Data supplied:
__________________________________________________

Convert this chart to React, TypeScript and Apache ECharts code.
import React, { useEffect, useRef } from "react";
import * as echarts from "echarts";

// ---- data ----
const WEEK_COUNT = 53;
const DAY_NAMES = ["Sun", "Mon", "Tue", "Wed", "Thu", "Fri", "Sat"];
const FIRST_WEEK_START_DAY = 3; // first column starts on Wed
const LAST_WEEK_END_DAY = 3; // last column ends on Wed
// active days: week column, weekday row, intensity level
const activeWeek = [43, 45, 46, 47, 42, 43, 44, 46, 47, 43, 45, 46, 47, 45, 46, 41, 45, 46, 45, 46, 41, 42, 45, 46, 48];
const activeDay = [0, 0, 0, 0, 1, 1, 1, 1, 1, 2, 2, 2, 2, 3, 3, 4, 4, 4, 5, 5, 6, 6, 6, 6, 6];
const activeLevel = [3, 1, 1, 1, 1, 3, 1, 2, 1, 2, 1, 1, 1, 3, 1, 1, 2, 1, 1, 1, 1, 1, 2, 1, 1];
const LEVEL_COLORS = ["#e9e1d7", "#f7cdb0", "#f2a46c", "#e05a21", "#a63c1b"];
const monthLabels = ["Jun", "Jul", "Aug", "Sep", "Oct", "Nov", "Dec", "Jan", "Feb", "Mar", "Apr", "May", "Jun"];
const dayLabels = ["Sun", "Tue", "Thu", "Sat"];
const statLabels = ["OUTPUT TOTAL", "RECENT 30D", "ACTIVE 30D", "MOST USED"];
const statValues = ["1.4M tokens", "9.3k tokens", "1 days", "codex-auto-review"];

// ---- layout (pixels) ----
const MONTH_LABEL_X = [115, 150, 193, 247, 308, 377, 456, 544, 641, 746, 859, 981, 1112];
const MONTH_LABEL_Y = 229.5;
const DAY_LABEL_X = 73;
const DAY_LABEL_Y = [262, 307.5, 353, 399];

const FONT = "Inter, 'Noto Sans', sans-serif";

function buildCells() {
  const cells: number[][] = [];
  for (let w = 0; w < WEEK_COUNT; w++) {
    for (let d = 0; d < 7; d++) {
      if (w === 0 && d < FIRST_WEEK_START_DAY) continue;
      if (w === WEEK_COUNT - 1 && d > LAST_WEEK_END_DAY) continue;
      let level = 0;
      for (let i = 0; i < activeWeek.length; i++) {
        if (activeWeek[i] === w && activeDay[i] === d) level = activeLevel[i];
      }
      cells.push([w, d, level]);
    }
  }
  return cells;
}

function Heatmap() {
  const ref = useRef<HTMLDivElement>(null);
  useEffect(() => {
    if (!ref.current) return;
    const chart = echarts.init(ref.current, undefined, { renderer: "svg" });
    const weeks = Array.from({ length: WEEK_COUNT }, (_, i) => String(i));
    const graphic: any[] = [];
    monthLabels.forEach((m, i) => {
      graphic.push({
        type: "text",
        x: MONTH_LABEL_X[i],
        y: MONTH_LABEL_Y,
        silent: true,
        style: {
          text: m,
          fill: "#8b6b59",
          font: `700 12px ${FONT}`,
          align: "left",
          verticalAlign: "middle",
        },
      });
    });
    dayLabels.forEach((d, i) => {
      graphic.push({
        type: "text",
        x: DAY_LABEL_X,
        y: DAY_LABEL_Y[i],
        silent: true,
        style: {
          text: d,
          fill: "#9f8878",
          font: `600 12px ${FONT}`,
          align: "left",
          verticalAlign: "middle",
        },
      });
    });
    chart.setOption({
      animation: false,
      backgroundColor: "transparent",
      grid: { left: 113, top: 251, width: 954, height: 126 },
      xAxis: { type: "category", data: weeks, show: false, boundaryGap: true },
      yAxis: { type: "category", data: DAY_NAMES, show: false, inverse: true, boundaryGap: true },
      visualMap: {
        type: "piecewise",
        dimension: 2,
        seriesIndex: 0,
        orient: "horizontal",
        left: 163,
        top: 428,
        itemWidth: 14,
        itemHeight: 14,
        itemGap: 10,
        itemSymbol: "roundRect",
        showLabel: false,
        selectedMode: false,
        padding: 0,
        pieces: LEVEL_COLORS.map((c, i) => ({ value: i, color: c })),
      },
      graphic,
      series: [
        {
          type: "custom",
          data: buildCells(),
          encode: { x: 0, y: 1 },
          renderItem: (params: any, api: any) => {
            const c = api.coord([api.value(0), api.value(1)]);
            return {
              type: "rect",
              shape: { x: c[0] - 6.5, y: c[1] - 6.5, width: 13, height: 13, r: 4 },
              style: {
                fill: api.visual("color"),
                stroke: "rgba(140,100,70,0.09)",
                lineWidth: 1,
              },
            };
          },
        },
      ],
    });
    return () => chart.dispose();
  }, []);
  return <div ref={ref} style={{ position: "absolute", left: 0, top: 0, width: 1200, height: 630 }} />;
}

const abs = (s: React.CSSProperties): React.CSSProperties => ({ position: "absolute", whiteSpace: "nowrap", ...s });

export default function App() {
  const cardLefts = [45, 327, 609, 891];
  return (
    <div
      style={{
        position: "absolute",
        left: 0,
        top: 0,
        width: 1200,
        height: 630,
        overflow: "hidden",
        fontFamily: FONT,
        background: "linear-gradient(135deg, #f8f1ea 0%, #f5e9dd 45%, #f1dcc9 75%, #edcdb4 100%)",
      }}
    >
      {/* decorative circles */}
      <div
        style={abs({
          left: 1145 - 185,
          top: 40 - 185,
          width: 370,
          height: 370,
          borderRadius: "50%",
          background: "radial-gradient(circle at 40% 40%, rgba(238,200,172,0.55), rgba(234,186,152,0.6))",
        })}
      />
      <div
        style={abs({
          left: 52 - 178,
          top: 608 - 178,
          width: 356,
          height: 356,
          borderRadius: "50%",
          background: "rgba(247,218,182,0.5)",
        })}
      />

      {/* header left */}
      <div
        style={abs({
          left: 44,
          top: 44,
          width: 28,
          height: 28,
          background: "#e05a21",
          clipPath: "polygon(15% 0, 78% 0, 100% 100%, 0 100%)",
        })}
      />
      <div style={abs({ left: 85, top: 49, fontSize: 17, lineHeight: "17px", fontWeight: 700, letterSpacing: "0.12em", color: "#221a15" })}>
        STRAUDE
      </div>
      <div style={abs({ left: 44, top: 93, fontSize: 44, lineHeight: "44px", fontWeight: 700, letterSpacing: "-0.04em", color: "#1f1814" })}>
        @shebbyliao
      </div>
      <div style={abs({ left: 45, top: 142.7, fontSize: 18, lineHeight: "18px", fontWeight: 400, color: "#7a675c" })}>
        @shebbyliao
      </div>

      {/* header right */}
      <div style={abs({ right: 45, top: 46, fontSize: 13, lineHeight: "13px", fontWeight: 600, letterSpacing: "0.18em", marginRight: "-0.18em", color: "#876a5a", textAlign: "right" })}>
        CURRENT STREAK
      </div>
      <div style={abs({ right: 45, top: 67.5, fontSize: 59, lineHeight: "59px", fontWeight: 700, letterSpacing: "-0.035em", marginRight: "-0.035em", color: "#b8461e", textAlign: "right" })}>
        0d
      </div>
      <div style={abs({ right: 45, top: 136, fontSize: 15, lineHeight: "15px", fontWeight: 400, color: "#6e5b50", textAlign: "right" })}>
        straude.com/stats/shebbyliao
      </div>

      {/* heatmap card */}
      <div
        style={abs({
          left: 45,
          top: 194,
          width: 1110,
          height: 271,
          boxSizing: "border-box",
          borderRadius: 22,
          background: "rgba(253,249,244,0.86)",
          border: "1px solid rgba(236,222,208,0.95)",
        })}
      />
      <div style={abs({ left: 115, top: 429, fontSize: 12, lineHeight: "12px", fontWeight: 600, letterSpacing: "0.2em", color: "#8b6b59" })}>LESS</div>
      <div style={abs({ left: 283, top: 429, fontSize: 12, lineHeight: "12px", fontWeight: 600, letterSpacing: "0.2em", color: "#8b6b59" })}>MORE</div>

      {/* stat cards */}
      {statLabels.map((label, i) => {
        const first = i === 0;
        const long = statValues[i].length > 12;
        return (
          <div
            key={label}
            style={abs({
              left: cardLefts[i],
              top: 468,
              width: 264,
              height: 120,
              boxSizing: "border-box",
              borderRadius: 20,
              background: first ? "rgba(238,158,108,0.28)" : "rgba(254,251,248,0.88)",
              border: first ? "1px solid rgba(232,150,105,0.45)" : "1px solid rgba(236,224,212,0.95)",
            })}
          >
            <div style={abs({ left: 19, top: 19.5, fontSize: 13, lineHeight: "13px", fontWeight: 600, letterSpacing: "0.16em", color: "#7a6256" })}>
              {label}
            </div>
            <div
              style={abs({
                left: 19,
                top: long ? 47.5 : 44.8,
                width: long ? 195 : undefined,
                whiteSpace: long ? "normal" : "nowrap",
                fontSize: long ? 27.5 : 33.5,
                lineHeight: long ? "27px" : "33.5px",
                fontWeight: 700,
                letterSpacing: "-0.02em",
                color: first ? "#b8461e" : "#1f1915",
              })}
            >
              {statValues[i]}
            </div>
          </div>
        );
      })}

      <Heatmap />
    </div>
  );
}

__________________________________________________

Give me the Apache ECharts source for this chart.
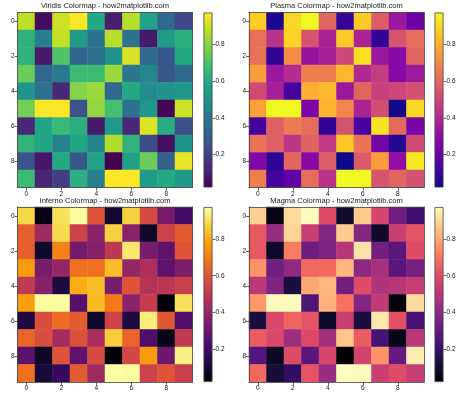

__________________________________________________

From the records above, transcribe without alteration every line from the one with "Convert this chart" to the one with "import * as", inclusive.

Convert this chart to React, TypeScript and Apache ECharts code.
import React, { useEffect, useRef } from "react";
import * as echarts from "echarts";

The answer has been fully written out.